Review of The Last Colony – Book 3 of the Old Man’s War series


If you enjoy military sci-fi with an intriguing world, lots of action and a protagonist whose bone-dry humour makes you grin even as blood and bullets are flying – then Scalzi’s Old Man’s War series should be on your ‘Must-read’ list. Not least, because Scalzi’s fascinating angle makes these books interesting even if you aren’t a major fan of the sub-genre. That said, I wouldn’t advise starting with The Last Colony as there are several major plot twists in each book to keep the narrative tension humming. Although if you do decide to dive in at Book Three, Scalzi has incorporated a masterly summary of ‘the story so far’, which I wish other authors of multi-book series would emulate.

lastcolonyA citizen of Earth, seventy-year-old John Perry, enlists as a Colonial Union soldier after the death of his wife. As promised, his consciousness is uploaded into a highly efficient body in the peak of condition. However, there is a catch to this renewed youthfulness. Perry discovers that out in space, Humanity is surrounded by a variety of other intelligent beings all wanting to colonise the same limited number of suitable planets. The result is bloody warfare. After serving his allotted time, Perry, his wife and adopted daughter finally settle down to live peacefully as administrators and farmers. Until the Colonial Union ask Perry and Jane to head up a new colony.

But en route to their destination, Perry realises that things don’t add up. The Colonial Union have provided more food than is usual for a seed colony and there is a hold full of obsolete equipment. When they arrive to discover that the planet filling their viewscreens isn’t the one they had planned on settling, it starts to become apparent that the Colonial Union are playing a dangerous game of hide and seek with the newly formed alien alliance – and their little colony is the playing piece…

Perry is definitely a cut above the average protagonist. His sharp humour and intelligently drawn character pulls the reader in – and compares favourably with Robert Buettner’s Jason Wander series, which by the fourth book seems to have run out of impetus. This is partly because Scalzi’s series doesn’t merely offer the reader more of the same in each book. The issues surrounding uploading human consciousness into a new body are thoroughly explored in the previous two books, while this tale examines the political situation that Scalzi has created. In most military sci-fi, politics and politicians are only a micron further up the villainy scale from whatever alien foe our valiant forces are fighting. And this series is no exception. If anything, Scalzi is even more grittily cynical about the casual manner in which the Colonial Union sacrifice their troops.
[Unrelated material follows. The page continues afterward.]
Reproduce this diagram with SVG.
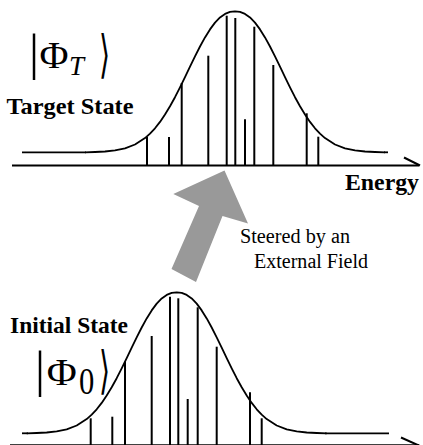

I very much like his world, where Earth is allowed to stagnate in a relative backwater, producing cannon fodder for the battles raging around the surrounding universe in cloned bodies equipped with progressively more sophisticated survival traits. While the action and frantic tempo required in this sub-genre never falters, Scalzi nevertheless manages to raise some issues regarding the morality of using human beings – and some aliens – in such a cold-blooded manner. It’s a neat trick to pull off and I am now looking out for his other books.